A charge controller test can set battery temperature to -10°C, apply a step in current request, and check that current settles within limits. A motor control test can command a speed ramp, then verify torque ripple stays under a threshold after field weakening engages. A protection test can force a sensor open circuit, then confirm the fallback path triggers within a set time. These stay stable because stimulus and checks are explicit.

• Lock every test to a bench profile ID and inputs.
• Reset states and fault flags before stimulus.
• Trigger faults and steps on timestamps.
• Use tolerances and filtering so noise does not trip a fail.
• Log only signals needed to explain a fail.

Good structuring means resisting “one test that checks everything.” Multi-purpose tests hide root cause and waste rerun time. A short test that fails for one reason will get fixed faster. Clear naming and tagging matter, because nobody keeps running tests they cannot interpret.

“Ten stable tests will beat fifty fragile ones.”

Data management and pass fail criteria that engineers trust

Trust comes from data you can trace, replay, and compare across runs. Every run should store raw signals, derived metrics, and the inputs that produced them. Pass or fail rules must stay consistent across benches and releases. When a test fails, the report must show what changed, not just that it failed.

A regen braking check might log DC link voltage, phase currents, temperature estimate, and fault flags, then compute peak value and settling time. Run context should capture solver step, I/O map hash, calibration checksum, and the fault schedule. That package lets you replay a fail, compare it to the last pass, and explain the delta. Without that context, teams rerun until the red light goes away.

Criteria earn trust when they match physics and measurement limits. A rule like “must trip within 5 ms” will mislead if your measurement chain adds 2 ms, so checks must match what you can measure. Baselines need care, because a trace that shifts with temperature will create false alarms. Keep strict checks for safety paths and trend checks for performance.

Integrating HIL regression into CI workflows without slowing teams

CI integration works when HIL is treated as a scarce, shared resource. Your build system should trigger a small smoke set on every merge and a larger suite on a schedule. Runs must be queued, time-boxed, and cancelled when inputs change. Results should gate merges only when the tests are stable.

A practical pattern is a 10 to 20 minute suite after each merge. Nightly runs cover longer thermal and fault campaigns that take an hour. Bench reservation matters, so the queue needs priorities and a clear access rule. When a bench goes down, the pipeline should mark the run as blocked and move on.

Integration also means choosing what will block and what will inform. Blocking gates should stay small and stable, or developers will avoid them. Longer suites matter, but they work best as feedback that tightens criteria after flakiness is fixed. A clean workflow makes HIL part of cadence instead of a last-minute scramble.

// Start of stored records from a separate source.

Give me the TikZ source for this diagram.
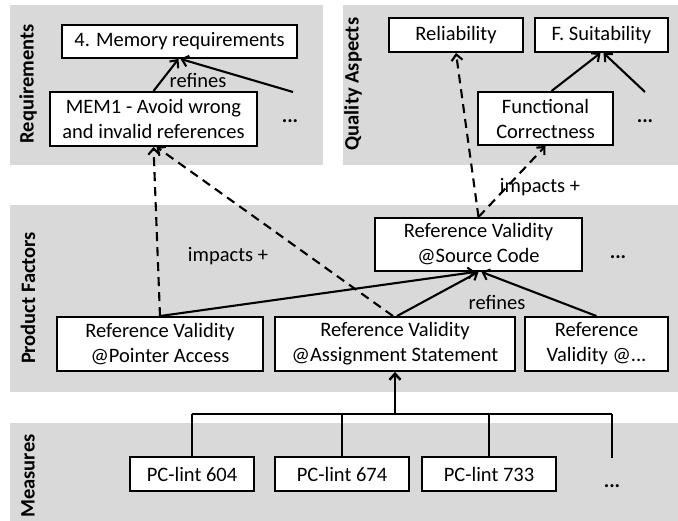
\documentclass[tikz,border=0pt]{standalone}
\usepackage{fontspec}
\setmainfont{Carlito}
\usetikzlibrary{arrows.meta}
\definecolor{panelgray}{RGB}{217,217,217}
\tikzset{
  panel/.style={fill=panelgray, draw=none},
  box/.style={draw=black, fill=white, line width=1.9pt, inner sep=0pt, align=center,
    font=\fontsize{20.5}{25}\selectfont},
  lbl/.style={font=\fontsize{20.5}{25}\selectfont, inner sep=0pt},
  dots/.style={font=\fontsize{20.5}{25}\selectfont\bfseries, inner sep=0pt},
  side/.style={font=\fontsize{20.5}{25}\selectfont\bfseries, rotate=90, inner sep=0pt},
  conn/.style={line width=2.1pt, -{Straight Barb[length=6pt,width=11pt,line width=2.1pt]}},
  dconn/.style={conn, dash pattern=on 9pt off 6pt},
  bus/.style={line width=2.8pt},
}
\begin{document}
\begin{tikzpicture}[x=1pt,y=-1pt]
\useasboundingbox (0,0) rectangle (678,521);
% panels
\fill[panel] (10,5) rectangle (323,165);
\fill[panel] (343,5) rectangle (678,165);
\fill[panel] (10,205) rectangle (678,392);
\fill[panel] (10,423) rectangle (678,521);
\node[side] (sreq) at (28,84) {Requirements};
\node[side] (sqa) at (353,84) {Quality Aspects};
\node[side] (spf) at (28,298) {Product Factors};
\node[side] (sme) at (28,476) {Measures};
% requirement nodes
\node[box, minimum width=235, minimum height=33] (mem4) at (179.5,41.5) {4. Memory requirements};
\node[box, minimum width=207, minimum height=54] (mem1) at (153.5,119) {MEM1 - Avoid wrong\\and invalid references};
\node[dots] (rdots) at (290,121) {...};
\coordinate (rfree) at (293,92);
% quality nodes
\node[box, minimum width=134, minimum height=34] (rel) at (456,35) {Reliability};
\node[box, minimum width=133, minimum height=34] (fs) at (601.5,35) {F. Suitability};
\node[box, minimum width=135, minimum height=53] (fc) at (545.5,118.5) {Functional\\Correctness};
\node[dots] (qdots) at (645,121) {...};
\coordinate (qfree) at (645,92);
% product factors
\node[box, minimum width=207, minimum height=53] (sc) at (478.5,244.5) {Reference Validity\\@Source Code};
\node[dots] (pdots) at (618,257) {...};
\node[box, minimum width=206, minimum height=54] (pa) at (160,344) {Reference Validity\\@Pointer Access};
\node[box, minimum width=240, minimum height=54] (as) at (395,344) {Reference Validity\\@Assignment Statement};
\node[box, minimum width=143, minimum height=54] (rv) at (596.5,344) {Reference\\Validity @...};
% measures
\node[box, minimum width=124, minimum height=34] (m1) at (192,474) {PC-lint 604};
\node[box, minimum width=134, minimum height=34] (m2) at (342,474) {PC-lint 674};
\node[box, minimum width=134, minimum height=34] (m3) at (489,474) {PC-lint 733};
\node[dots] (mdots) at (612,486) {...};
\coordinate (mfree) at (612,458);
% labels
\node[lbl] (ref1) at (198,80) {refines};
\node[lbl] (imp1) at (540,187) {impacts +};
\node[lbl] (imp2) at (228,256) {impacts +};
\node[lbl] (ref2) at (497,302) {refines};
% connectors requirements
\draw[conn] (mem1.north) -- ([xshift=-1pt]mem4.south);
\draw[conn] (rfree) -- ([xshift=1pt]mem4.south);
% quality
\draw[conn] ([xshift=6pt]fc.north) -- ([xshift=-1pt]fs.south);
\draw[conn] (qfree) -- ([xshift=2pt]fs.south);
% impacts
\draw[dconn] (sc.north) -- (rel.south);
\draw[dconn] (sc.north) -- (fc.south);
\draw[dconn] (pa.north) -- (mem1.south);
\draw[dconn] ([xshift=-2pt]as.north) -- ([xshift=3pt]mem1.south);
% refines product factors
\draw[conn] (pa.north) -- ([xshift=-3pt]sc.south);
\draw[conn] ([xshift=2pt]as.north) -- (sc.south);
\draw[conn] (rv.north) -- ([xshift=3pt]sc.south);
% measures tree
\coordinate (busc) at (395,414);
\draw[bus] (m1.north |- busc) -- (mfree |- busc);
\draw[bus] (m1.north |- busc) -- (m1.north);
\draw[bus] (m2.north |- busc) -- (m2.north);
\draw[bus] (m3.north |- busc) -- (m3.north);
\draw[bus] (mfree |- busc) -- (mfree);
\draw[bus, -{Straight Barb[length=6pt,width=11pt,line width=2.5pt]}] (busc) -- (as.south);
\end{tikzpicture}
\end{document}
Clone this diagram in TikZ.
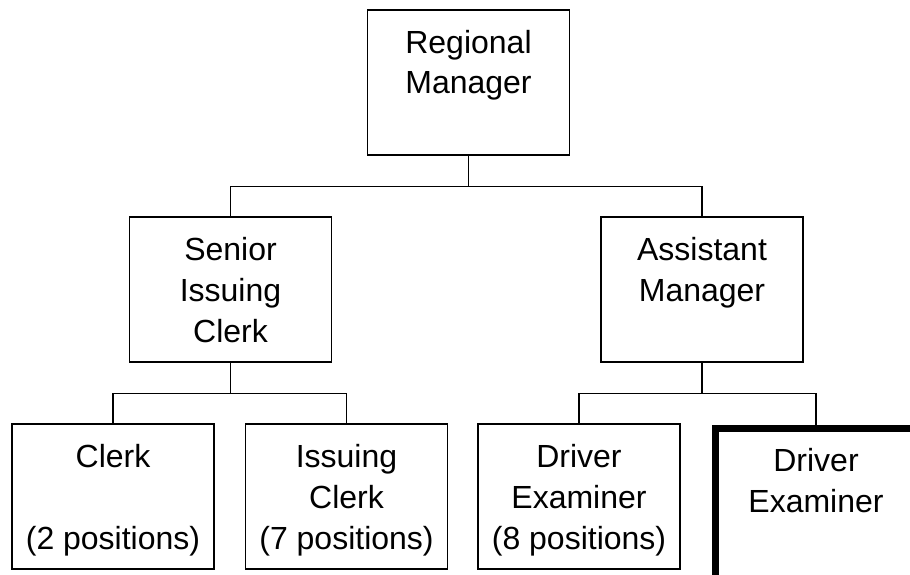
\documentclass[tikz,border=0pt]{standalone}
\usepackage{fontspec}
\setmainfont{Liberation Sans}
\def\barsep{31.5}
\def\boxw{202pt}
\def\boxh{145pt}
\newcommand{\postlabel}[2][\boxh]{\parbox[c][#1][t]{\boxw}{\centering\fontsize{32}{41}\selectfont\rule{0pt}{43pt}#2}}

\begin{document}
\begin{tikzpicture}[x=1pt, y=-1pt]
			\tikzstyle{post}=[rectangle, draw=black, line width=1.8pt, inner sep=0pt, outer sep=0pt, minimum width=\boxw, minimum height=\boxh]
			\tikzstyle{vacant post}=[post, line width=7pt, minimum height=152pt]
			\tikzstyle{link}=[draw=black, line width=1.8pt]
			
			\useasboundingbox (0,0) rectangle (910,575);
			
			% Top of the chart
			\node[post] (RM) at (468.5, 82.5) {\postlabel{Regional\\Manager}};
			
			% Second level
			\node[post] (SIC) at (230.5, 289.5) {\postlabel{Senior\\Issuing\\Clerk}};
			\node[post] (AM) at (702, 289.5) {\postlabel{Assistant\\Manager}};
			
			% Third level
			\node[post] (C) at (113, 496.5) {\postlabel{Clerk\\ \mbox{}\\(2 positions)}};
			\node[post] (IC) at (346.5, 496.5) {\postlabel{Issuing\\Clerk\\(7 positions)}};
			\node[post] (DE8) at (579, 496.5) {\postlabel{Driver\\Examiner\\(8 positions)}};
			\node[vacant post, anchor=north] (DE) at (816, 428) {\postlabel[152pt]{Driver\\Examiner}};
			
			% Connect every boss with the two posts below
			\foreach \boss/\lsub/\rsub in {RM/SIC/AM, SIC/C/IC, AM/DE8/DE} {
				\draw[link] (\boss.south) -- ++(0,\barsep) coordinate (\boss-bar);
				\draw[link] (\lsub.north) |- (\boss-bar) -| (\rsub.north);
			}
\end{tikzpicture}
\end{document}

Common failure modes in HIL automation and how to avoid them

Most HIL automation fails for boring reasons: unstable tests, unmanaged bench drift, and unclear ownership. Flaky results teach teams to ignore red builds entirely. Hidden manual steps creep back when tooling feels awkward. Fixing those issues takes rules, not heroics.

Noise can sink trust fast. One team checks a single-sample peak current and gets a fail once a week from an ADC glitch, so engineers rerun until it passes. Another team updates bench firmware without recording it, then wonders why timing margins shrink and protection tests start failing. Both are avoidable once flakiness and drift are treated as defects with owners and fixes.

Discipline keeps HIL regression useful over months, not days. Bench changes need change control, and test changes need review and rationale. Fail triage needs a clear path: rerun only for bench faults, file bugs for product issues, and quarantine flaky tests. OPAL-RT can provide deterministic real-time execution, but results stay trusted only when your process is as strict as your hardware.